We hear about the existence of an elders' body only when there is a big problem as presently obtains in Rivers State. Their intervention is almost always welcome. But once solutions are found to the nagging issues, Governors find no need for them anymore until a new crisis develops. This represents poor judgment. A consultative body of serving and past leaders with a sprinkling of civil society leaders is necessary for good governance. A circle of former governors and deputies, former speakers and deputies, former chief judges, past presiding officers of the national assembly - where applicable - joining the State chief executive in deliberation on key matters of state would be enriching. The benefit of hindsight on how similar issues were tackled in the past cannot be overemphasized. This should be a standing advisory body. A well managed state consultative body would be in a position to contain the Rivers State crisis.
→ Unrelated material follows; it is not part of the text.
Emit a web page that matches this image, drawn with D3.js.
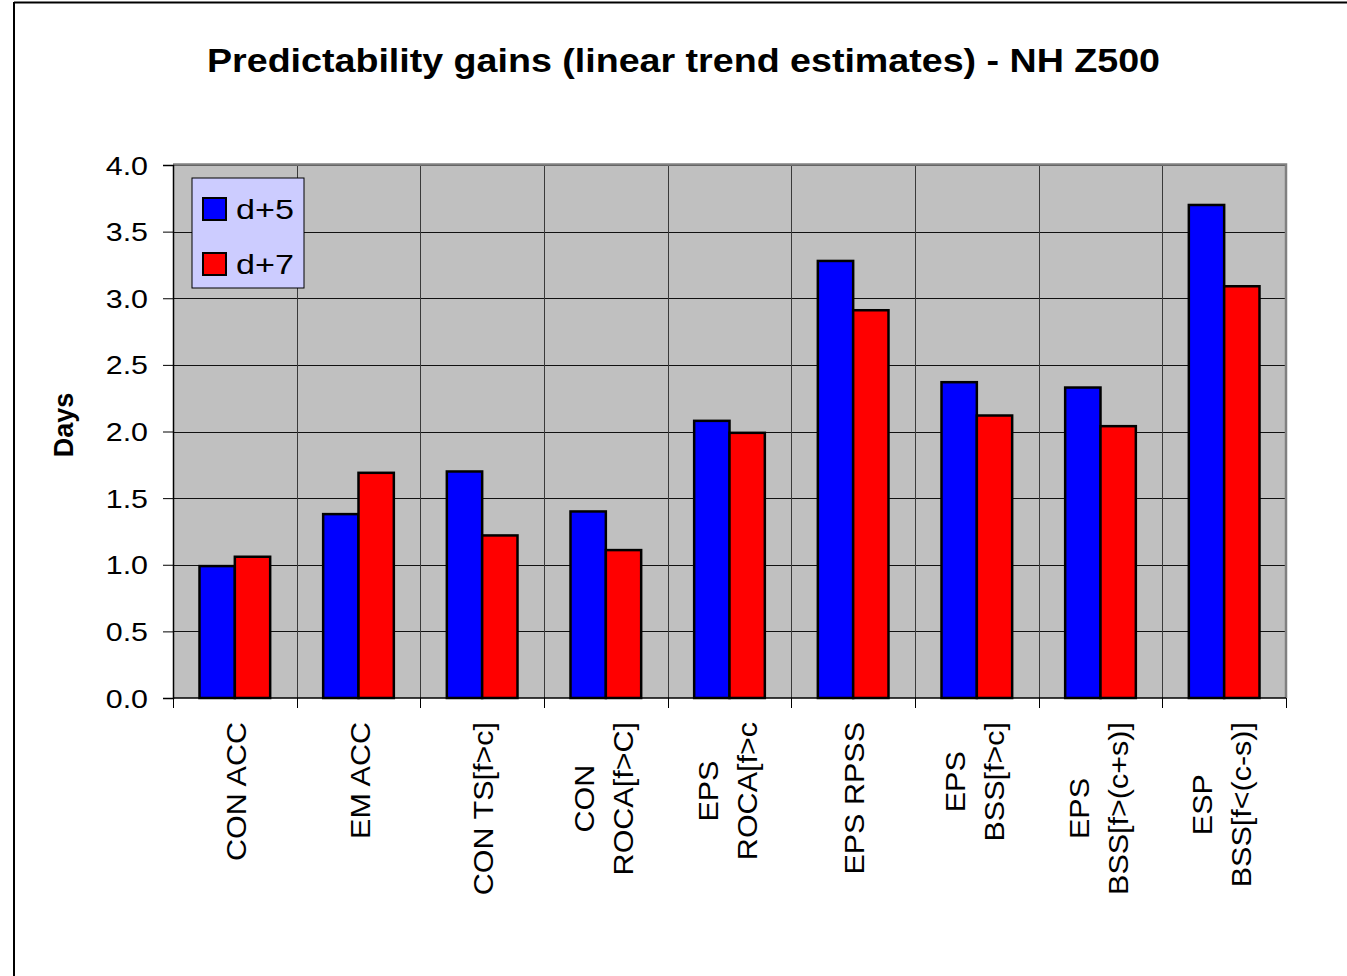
<!DOCTYPE html>
<html>
<head>
<meta charset="utf-8">
<script src="https://cdn.jsdelivr.net/npm/d3@7"></script>
<style>
  body { margin: 0; background: #fff; }
  text { font-family: "Liberation Sans", Arial, sans-serif; }
</style>
</head>
<body>
<div class="chart_wrapper"></div>
<script>
// chart values
var categories = [
  ['CON ACC'],
  ['EM ACC'],
  ['CON TS[f>c]'],
  ['CON', 'ROCA[f>C]'],
  ['EPS', 'ROCA[f>c'],
  ['EPS RPSS'],
  ['EPS', 'BSS[f>c]'],
  ['EPS', 'BSS[f>(c+s)]'],
  ['ESP', 'BSS[f<(c-s)]']
];
var seriesNames = ['d+5', 'd+7'];
var d5 = [0.99, 1.38, 1.70, 1.40, 2.08, 3.28, 2.37, 2.33, 3.70];
var d7 = [1.06, 1.69, 1.22, 1.11, 1.99, 2.91, 2.12, 2.04, 3.09];
var yTicks = [0, 0.5, 1, 1.5, 2, 2.5, 3, 3.5, 4];

var width = 1347;
var height = 976;
var plot = { left: 173, right: 1286, top: 165, bottom: 698 };
var colors = ['#0000ff', '#ff0000'];

var svg = d3.select('.chart_wrapper').append('svg')
  .attr('width', width).attr('height', height);

// outer frame (left + top edges visible)
svg.append('line').attr('x1', 14).attr('x2', 14).attr('y1', 2).attr('y2', height)
  .attr('stroke', '#000').attr('stroke-width', 2);
svg.append('line').attr('x1', 14).attr('x2', width).attr('y1', 2.5).attr('y2', 2.5)
  .attr('stroke', '#000').attr('stroke-width', 2);

svg.append('text')
  .attr('x', 683.5).attr('y', 72)
  .attr('text-anchor', 'middle')
  .attr('font-size', 34).attr('font-weight', 'bold')
  .attr('textLength', 953).attr('lengthAdjust', 'spacingAndGlyphs')
  .text('Predictability gains (linear trend estimates) - NH Z500');

var x = d3.scaleBand().domain(d3.range(categories.length))
  .range([plot.left, plot.right]).padding(0);
var xs = d3.scaleBand().domain(d3.range(seriesNames.length))
  .range([0, x.bandwidth()]).paddingInner(0).paddingOuter(0.75);
var y = d3.scaleLinear().domain([0, 4]).range([plot.bottom, plot.top]);

// plot background
svg.append('rect')
  .attr('x', plot.left).attr('y', plot.top)
  .attr('width', plot.right - plot.left).attr('height', plot.bottom - plot.top)
  .attr('fill', '#c0c0c0');

// gridlines
svg.append('g').selectAll('line').data(yTicks.slice(1)).enter().append('line')
  .attr('x1', plot.left).attr('x2', plot.right)
  .attr('y1', function (d) { return Math.round(y(d)) + 0.5; })
  .attr('y2', function (d) { return Math.round(y(d)) + 0.5; })
  .attr('stroke', '#111').attr('stroke-width', 1);
svg.append('g').selectAll('line').data(d3.range(1, categories.length)).enter().append('line')
  .attr('x1', function (d) { return Math.round(x(d)) + 0.5; })
  .attr('x2', function (d) { return Math.round(x(d)) + 0.5; })
  .attr('y1', plot.top).attr('y2', plot.bottom)
  .attr('stroke', '#3a3a3a').attr('stroke-width', 1);

// plot border top/right
svg.append('path')
  .attr('d', 'M' + plot.left + ',' + (plot.top - 0.5) + 'H' + (plot.right) + 'V' + plot.bottom)
  .attr('fill', 'none').attr('stroke', '#808080').attr('stroke-width', 2.5);

// bars
var series = [d5, d7];
var groups = svg.append('g').selectAll('g').data(categories).enter().append('g')
  .attr('transform', function (d, i) { return 'translate(' + x(i) + ',0)'; });
groups.selectAll('rect').data(function (d, i) {
  return series.map(function (s, k) { return { k: k, v: s[i] }; });
}).enter().append('rect')
  .attr('x', function (d) { return xs(d.k); })
  .attr('width', xs.bandwidth())
  .attr('y', function (d) { return y(d.v); })
  .attr('height', function (d) { return y(0) - y(d.v); })
  .attr('fill', function (d) { return colors[d.k]; })
  .attr('stroke', '#000').attr('stroke-width', 2.5);

// y axis
var yAxis = svg.append('g').attr('transform', 'translate(' + plot.left + ',0)')
  .call(d3.axisLeft(y).tickValues(yTicks).tickFormat(d3.format('.1f')).tickSize(10).tickPadding(0));
yAxis.select('.domain').attr('stroke', '#000').attr('stroke-width', 1.5);
yAxis.selectAll('.tick line').attr('stroke', '#000').attr('stroke-width', 1);
yAxis.selectAll('.tick text').remove();
yAxis.selectAll('.tick').append('text')
  .attr('transform', 'translate(-25,9) scale(1.17,1)')
  .attr('text-anchor', 'end')
  .attr('font-size', 26).attr('fill', '#000')
  .text(function (d) { return d3.format('.1f')(d); });

// x axis
var xAxisG = svg.append('g');
xAxisG.append('line').attr('x1', plot.left).attr('x2', plot.right)
  .attr('y1', plot.bottom).attr('y2', plot.bottom)
  .attr('stroke', '#000').attr('stroke-width', 1.5);
xAxisG.selectAll('.xtick').data(d3.range(categories.length + 1)).enter().append('line')
  .attr('class', 'xtick')
  .attr('x1', function (d) { return Math.round(plot.left + d * x.step()) + 0.5; })
  .attr('x2', function (d) { return Math.round(plot.left + d * x.step()) + 0.5; })
  .attr('y1', plot.bottom).attr('y2', plot.bottom + 10)
  .attr('stroke', '#000').attr('stroke-width', 1);

// category labels, rotated, multi-line centred, block top-anchored
var labelScale = 1.13;
var lineGap = 39;
categories.forEach(function (lines, i) {
  var cx = x(i) + x.bandwidth() / 2;
  var g = svg.append('g');
  var texts = lines.map(function (t) {
    return g.append('text').attr('font-size', 27).attr('text-anchor', 'middle').text(t);
  });
  var maxLen = d3.max(texts, function (t) { return t.node().getComputedTextLength(); }) * labelScale;
  var n = lines.length;
  texts.forEach(function (t, k) {
    var bx = n === 1 ? cx + 11 : cx + 7.5 + (k - (n - 1) / 2) * lineGap;
    var cy = 722 + maxLen / 2;
    t.attr('transform', 'translate(' + bx + ',' + cy + ') rotate(-90) scale(' + labelScale + ',1)');
  });
});

// y axis title
svg.append('text')
  .attr('transform', 'translate(73,425) rotate(-90)')
  .attr('text-anchor', 'middle')
  .attr('font-size', 27).attr('font-weight', 'bold')
  .text('Days');

// legend
var legend = svg.append('g');
legend.append('rect')
  .attr('x', 192).attr('y', 178).attr('width', 112).attr('height', 110)
  .attr('fill', '#ccccff').attr('stroke', '#000').attr('stroke-width', 1);
var item = legend.selectAll('.legend').data(seriesNames).enter().append('g')
  .attr('class', 'legend')
  .attr('transform', function (d, i) { return 'translate(203,' + (198 + i * 55) + ')'; });
item.append('rect')
  .attr('width', 23).attr('height', 22)
  .attr('fill', function (d, i) { return colors[i]; })
  .attr('stroke', '#000').attr('stroke-width', 2);
item.append('text')
  .attr('transform', 'translate(33,21) scale(1.22,1)')
  .attr('font-size', 28).attr('fill', '#000')
  .text(function (d) { return d; });
</script>
</body>
</html>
It could have even predicted the storm and recommended steps to nip it in the bud.
The Rivers State conflict serves to remind us of how fragile, and how disoriented our democracy is from public service. Part of the reason is that we are still struggling with credible elections. Our elections are not yet measures of acceptability and merit. The Punch of March 2, 2025 reported Achike Udenwa, former Governor of Imo State as saying that "money can buy elections in Nigeria." He did not say anything new except that the confession somewhat helps to bear the pain of legislators shamelessly declaring loyalty to their electoral sponsor rather than to the electorate. But giving up is not an option. The electorate must seek to exercise their constitutional rights, including the right of recalling recalcitrant lawmakers. The reality of checks and balances may still make the power drunk sober. And the people have the last card. Solidarity for the common good can render the influence of money ineffectual. As the timeless saying goes, where there is the will, there's a way.